Your instructions:
Locate each line containing the string "React" and copy it out.

Stored data:
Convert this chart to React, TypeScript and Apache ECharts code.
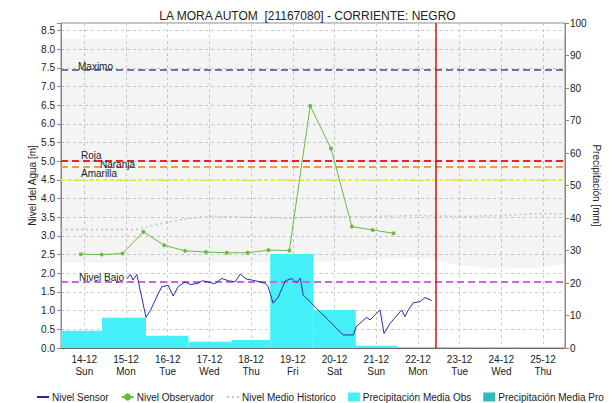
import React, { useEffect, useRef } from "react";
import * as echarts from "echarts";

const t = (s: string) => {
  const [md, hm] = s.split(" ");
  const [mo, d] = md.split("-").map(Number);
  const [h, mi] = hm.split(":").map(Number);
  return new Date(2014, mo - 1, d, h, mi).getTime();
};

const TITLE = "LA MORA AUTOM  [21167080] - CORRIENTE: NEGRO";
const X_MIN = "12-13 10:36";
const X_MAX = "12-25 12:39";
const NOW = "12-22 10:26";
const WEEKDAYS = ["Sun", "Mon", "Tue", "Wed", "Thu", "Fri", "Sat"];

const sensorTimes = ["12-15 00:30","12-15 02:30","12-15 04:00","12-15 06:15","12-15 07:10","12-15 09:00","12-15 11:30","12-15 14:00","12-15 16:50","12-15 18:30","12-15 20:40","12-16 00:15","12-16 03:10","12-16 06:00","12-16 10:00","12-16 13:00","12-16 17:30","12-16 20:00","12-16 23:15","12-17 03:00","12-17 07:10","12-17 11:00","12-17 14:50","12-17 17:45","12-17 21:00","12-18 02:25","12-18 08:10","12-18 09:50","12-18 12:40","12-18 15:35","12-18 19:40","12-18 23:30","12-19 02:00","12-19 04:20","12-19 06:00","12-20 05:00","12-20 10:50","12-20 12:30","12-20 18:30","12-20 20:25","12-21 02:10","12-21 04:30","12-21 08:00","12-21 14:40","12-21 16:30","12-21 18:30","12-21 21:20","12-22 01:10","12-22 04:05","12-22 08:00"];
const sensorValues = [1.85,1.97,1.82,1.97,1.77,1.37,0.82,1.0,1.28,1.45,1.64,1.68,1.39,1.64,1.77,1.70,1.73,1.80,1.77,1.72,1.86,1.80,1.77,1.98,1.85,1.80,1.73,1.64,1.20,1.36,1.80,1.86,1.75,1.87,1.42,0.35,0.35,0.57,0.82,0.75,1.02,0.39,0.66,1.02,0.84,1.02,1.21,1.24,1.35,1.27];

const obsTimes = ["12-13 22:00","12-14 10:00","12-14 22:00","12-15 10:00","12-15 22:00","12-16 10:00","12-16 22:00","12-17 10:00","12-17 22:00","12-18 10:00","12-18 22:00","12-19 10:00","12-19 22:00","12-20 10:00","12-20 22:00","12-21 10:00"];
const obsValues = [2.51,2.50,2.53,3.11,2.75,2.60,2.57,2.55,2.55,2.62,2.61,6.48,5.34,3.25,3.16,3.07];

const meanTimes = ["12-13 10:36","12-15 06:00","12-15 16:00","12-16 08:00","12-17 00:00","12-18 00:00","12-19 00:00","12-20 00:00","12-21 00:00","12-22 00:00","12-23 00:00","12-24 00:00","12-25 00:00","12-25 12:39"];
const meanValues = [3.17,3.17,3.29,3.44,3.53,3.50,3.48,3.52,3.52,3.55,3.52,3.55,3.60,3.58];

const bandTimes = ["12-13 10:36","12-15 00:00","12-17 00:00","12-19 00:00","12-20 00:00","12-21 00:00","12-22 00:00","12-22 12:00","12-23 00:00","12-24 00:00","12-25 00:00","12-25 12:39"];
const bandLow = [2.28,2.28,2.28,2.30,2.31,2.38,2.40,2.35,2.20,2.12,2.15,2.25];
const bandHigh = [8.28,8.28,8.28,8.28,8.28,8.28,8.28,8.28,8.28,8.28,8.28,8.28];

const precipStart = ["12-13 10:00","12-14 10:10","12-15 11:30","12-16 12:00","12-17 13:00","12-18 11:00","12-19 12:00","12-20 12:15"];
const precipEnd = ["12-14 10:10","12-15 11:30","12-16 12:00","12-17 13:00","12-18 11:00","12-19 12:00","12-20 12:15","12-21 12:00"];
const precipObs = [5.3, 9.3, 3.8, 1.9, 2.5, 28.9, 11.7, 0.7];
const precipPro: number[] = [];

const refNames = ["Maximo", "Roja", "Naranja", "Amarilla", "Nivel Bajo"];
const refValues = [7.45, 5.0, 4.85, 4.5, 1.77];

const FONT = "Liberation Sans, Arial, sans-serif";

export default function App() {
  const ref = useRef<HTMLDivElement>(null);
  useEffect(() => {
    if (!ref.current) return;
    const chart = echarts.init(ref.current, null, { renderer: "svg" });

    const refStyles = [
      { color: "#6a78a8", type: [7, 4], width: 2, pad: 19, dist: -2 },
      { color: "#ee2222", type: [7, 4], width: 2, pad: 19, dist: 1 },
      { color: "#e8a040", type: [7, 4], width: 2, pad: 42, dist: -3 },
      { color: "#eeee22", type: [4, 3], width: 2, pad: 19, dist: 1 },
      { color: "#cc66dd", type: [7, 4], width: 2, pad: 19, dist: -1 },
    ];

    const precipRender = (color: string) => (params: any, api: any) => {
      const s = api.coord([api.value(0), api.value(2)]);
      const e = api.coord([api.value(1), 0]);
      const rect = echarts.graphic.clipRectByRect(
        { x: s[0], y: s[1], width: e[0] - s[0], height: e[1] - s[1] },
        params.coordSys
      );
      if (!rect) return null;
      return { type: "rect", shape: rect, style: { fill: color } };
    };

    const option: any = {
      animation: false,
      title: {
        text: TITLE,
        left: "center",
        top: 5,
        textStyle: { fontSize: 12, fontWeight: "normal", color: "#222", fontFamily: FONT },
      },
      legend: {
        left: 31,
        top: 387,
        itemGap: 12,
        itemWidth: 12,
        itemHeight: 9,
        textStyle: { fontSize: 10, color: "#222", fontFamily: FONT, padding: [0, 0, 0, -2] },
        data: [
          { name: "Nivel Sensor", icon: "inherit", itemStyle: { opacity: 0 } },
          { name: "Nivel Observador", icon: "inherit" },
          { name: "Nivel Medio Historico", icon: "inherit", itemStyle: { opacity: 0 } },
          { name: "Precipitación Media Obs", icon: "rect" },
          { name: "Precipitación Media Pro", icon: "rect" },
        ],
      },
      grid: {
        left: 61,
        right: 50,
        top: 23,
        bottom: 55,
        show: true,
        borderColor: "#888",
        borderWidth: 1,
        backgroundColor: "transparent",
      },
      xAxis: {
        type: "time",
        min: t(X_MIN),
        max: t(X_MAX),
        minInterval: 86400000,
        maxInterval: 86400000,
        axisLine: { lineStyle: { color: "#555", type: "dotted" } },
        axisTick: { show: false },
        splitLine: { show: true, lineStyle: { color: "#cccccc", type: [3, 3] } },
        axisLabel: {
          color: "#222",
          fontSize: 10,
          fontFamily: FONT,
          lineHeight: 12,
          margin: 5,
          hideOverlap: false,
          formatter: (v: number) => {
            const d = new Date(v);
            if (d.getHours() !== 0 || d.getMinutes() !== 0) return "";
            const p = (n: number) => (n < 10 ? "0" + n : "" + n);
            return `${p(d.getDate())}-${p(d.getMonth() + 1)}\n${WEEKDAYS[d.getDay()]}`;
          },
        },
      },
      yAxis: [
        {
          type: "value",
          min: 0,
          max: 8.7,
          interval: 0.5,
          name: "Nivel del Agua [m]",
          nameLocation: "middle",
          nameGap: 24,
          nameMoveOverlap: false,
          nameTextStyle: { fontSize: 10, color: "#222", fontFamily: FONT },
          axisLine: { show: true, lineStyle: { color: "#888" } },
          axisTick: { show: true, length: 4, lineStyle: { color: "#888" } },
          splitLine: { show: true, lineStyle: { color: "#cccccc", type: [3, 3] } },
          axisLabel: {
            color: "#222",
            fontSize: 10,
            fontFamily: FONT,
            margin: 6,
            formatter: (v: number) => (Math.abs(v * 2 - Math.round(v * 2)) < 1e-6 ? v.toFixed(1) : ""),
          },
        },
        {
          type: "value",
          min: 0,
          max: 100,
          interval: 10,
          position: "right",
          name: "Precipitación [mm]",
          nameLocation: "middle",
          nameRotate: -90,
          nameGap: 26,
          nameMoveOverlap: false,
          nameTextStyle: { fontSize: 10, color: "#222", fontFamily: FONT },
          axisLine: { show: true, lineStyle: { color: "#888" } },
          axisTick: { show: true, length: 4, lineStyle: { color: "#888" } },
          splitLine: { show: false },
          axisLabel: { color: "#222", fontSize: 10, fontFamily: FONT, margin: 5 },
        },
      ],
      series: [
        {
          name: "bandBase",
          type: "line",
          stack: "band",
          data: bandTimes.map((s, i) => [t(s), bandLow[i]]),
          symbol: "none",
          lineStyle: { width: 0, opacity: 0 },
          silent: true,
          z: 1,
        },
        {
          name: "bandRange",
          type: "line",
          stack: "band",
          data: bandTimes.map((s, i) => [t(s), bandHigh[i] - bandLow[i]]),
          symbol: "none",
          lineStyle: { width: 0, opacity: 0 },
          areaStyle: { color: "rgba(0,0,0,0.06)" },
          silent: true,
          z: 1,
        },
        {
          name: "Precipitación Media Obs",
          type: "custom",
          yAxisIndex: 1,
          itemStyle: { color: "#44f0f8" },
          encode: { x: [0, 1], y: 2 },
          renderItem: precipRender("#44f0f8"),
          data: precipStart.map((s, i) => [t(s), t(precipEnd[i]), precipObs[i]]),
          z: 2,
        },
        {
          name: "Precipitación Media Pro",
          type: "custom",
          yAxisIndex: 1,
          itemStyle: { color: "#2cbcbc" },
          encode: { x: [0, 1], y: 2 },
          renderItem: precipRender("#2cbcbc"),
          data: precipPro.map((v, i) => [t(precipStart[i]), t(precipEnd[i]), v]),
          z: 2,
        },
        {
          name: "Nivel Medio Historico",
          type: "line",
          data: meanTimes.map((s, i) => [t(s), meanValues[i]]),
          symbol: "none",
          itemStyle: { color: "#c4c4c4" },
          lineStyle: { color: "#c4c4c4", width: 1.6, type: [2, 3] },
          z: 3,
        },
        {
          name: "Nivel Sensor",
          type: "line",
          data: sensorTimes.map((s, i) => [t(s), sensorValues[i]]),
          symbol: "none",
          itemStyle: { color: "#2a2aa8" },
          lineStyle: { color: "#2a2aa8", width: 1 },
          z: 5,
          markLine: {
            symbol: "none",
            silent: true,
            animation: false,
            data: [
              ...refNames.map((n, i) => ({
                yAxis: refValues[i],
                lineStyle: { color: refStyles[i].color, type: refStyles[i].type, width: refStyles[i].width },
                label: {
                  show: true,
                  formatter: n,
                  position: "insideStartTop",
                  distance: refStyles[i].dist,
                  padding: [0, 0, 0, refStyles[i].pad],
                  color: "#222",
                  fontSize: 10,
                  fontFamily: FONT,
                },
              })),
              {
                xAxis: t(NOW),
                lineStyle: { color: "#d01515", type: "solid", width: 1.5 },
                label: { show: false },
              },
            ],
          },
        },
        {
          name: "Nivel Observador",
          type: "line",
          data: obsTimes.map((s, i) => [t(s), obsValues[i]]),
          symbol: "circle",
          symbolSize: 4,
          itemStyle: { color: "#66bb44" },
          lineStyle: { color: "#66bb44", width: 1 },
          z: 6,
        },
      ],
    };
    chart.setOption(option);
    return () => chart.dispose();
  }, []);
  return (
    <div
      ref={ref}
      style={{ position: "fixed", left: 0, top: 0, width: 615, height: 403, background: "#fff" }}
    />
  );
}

Solution for this exercise:
Convert this chart to React, TypeScript and Apache ECharts code.
import React, { useEffect, useRef } from "react";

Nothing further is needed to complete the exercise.